44.         The system of any one of Claims 1-5, wherein the sample volume and the detection volume overlap in a sample-detection volume, and the magnetic field within the sample-detection volume exhibits a maximum variation selected from between about 1 ppm and about 10000 ppm; between about 1 ppm and about 2000 ppm; and between about 10 ppm and about 1000 ppm.
45.         The system of any one of Claims 1-44 wherein the probehead is adapted for partial or complete implantation in a subject and for monitoring an analyte to determine outcome of a surgery.
46.         The system of any one of Claims 1-45, wherein the one or more analytes are, independently, a therapeutic agent or a biomarker.
47.         The system of any one of Claims 1-46, wherein the probehead is biodegradable or bioinert after a period of time.
48.         The system of any one of Claims 1-46, wherein the probehead is coated with a coating suitable to prevent, partly or completely, biofouling or immune response against the probehead; and/or the probehead is partially or completely composed of biodegradable materials.
49.         The system of any one of Claims 1-48, wherein the magnetic resonance system further comprises a drug delivery unit, the delivery unit comprising a pharmaceutically active agent suitable for administration to the subject, and the control unit further comprising logic circuitry for controlling the drug delivery unit, wherein the pharmaceutically active agent is delivered to the subject in response to the determined magnetic resonance signal received.

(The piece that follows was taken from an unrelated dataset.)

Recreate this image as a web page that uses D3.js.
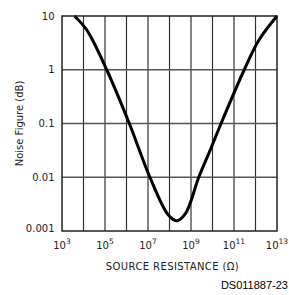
<!DOCTYPE html>
<html>
<head>
<meta charset="utf-8">
<script src="https://cdn.jsdelivr.net/npm/d3@7/dist/d3.min.js"></script>
<style>
  body { margin: 0; background: #fff; }
  text { font-family: "DejaVu Sans", sans-serif; fill: #222; }
</style>
</head>
<body>
<div id="chart"></div>
<script>
// source resistance (ohms) and noise figure (dB)
const resistance = [3.8e3, 1.41e4, 1.2e5, 1.35e6, 1.23e7, 8.7e7, 2.14e8, 5.5e8, 2.34e9, 9.1e9, 2.5e10, 3.0e11, 1.45e12, 1e13];
const noiseFigure = [10, 5.5, 1, 0.1, 0.01, 0.002, 0.00155, 0.0021, 0.0102, 0.037, 0.1, 1, 3.57, 10];

const xTicks = [1e3, 1e5, 1e7, 1e9, 1e11, 1e13];
const xGrid = [1e4, 1e5, 1e6, 1e7, 1e8, 1e9, 1e10, 1e11, 1e12];
const yTicks = [10, 1, 0.1, 0.01, 0.001];
const yTickLabels = ["10", "1", "0.1", "0.01", "0.001"];
const yGrid = [1, 0.1, 0.01];

const width = 289;
const height = 295;
const margin = { top: 16, right: 12, bottom: 64, left: 62 };
const plotW = width - margin.left - margin.right;
const plotH = height - margin.top - margin.bottom;

const svg = d3.select("#chart")
  .append("svg")
  .attr("width", width)
  .attr("height", height);

const g = svg.append("g")
  .attr("transform", `translate(${margin.left},${margin.top})`);

const x = d3.scaleLog().domain([1e3, 1e13]).range([0, plotW]);
const y = d3.scaleLog().domain([0.001, 10]).range([plotH, 0]);

// grid
g.selectAll(".vgrid")
  .data(xGrid)
  .enter()
  .append("line")
  .attr("x1", (d) => x(d))
  .attr("x2", (d) => x(d))
  .attr("y1", 0)
  .attr("y2", plotH)
  .attr("stroke", "#333")
  .attr("stroke-width", 1.2);

g.selectAll(".hgrid")
  .data(yGrid)
  .enter()
  .append("line")
  .attr("x1", 0)
  .attr("x2", plotW)
  .attr("y1", (d) => y(d))
  .attr("y2", (d) => y(d))
  .attr("stroke", "#555")
  .attr("stroke-width", 1.5);

g.append("rect")
  .attr("x", 0)
  .attr("y", 0)
  .attr("width", plotW)
  .attr("height", plotH)
  .attr("fill", "none")
  .attr("stroke", "#222")
  .attr("stroke-width", 1.5);

// curve
const pts = resistance.map((r, i) => ({ r: r, nf: noiseFigure[i] }));
const line = d3.line()
  .x((d) => x(d.r))
  .y((d) => y(d.nf))
  .curve(d3.curveCatmullRom.alpha(0.5));

g.append("path")
  .datum(pts)
  .attr("fill", "none")
  .attr("stroke", "#000")
  .attr("stroke-width", 3)
  .attr("stroke-linejoin", "round")
  .attr("d", line);

// y tick labels
g.selectAll(".ylab")
  .data(yTicks)
  .enter()
  .append("text")
  .attr("x", -7.5)
  .attr("y", (d) => y(d) + (d === 0.001 ? 1 : 3.7))
  .attr("text-anchor", "end")
  .style("font-size", "10px")
  .text((d, i) => yTickLabels[i]);

// x tick labels: 10 with superscript exponent
const xl = g.selectAll(".xlab")
  .data(xTicks)
  .enter()
  .append("text")
  .attr("x", (d) => x(d))
  .attr("y", plotH + 17.5)
  .attr("text-anchor", "middle")
  .style("font-size", "10px");
xl.append("tspan").text("10");
xl.append("tspan")
  .attr("dy", -5)
  .style("font-size", "7.5px")
  .text((d) => Math.round(Math.log10(d)));

// axis titles
g.append("text")
  .attr("x", plotW / 2 + 3)
  .attr("y", plotH + 39)
  .attr("text-anchor", "middle")
  .style("font-size", "10px")
  .style("letter-spacing", "0.4px")
  .text("SOURCE RESISTANCE (\u03A9)");

g.append("text")
  .attr("transform", "rotate(-90)")
  .attr("x", -plotH / 2)
  .attr("y", -39)
  .attr("text-anchor", "middle")
  .style("font-size", "10px")
  .text("Noise Figure (dB)");

svg.append("text")
  .attr("x", 288)
  .attr("y", 289)
  .attr("text-anchor", "end")
  .style("font-family", "'Liberation Sans', Arial, sans-serif")
  .style("font-size", "11px")
  .style("fill", "#000")
  .text("DS011887-23");
</script>
</body>
</html>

50.         The system of any one of Claims 2 or 3 wherein the sensor particle comprises a responsive polymer and a sample characteristic comprises any one of a pH value, ionic strength, or the concentration or presence of an analyte, wherein a characteristic of the responsive polymer changes in response to changes in the sample characteristic, thereby altering a magnetic resonance signal sensed by the system.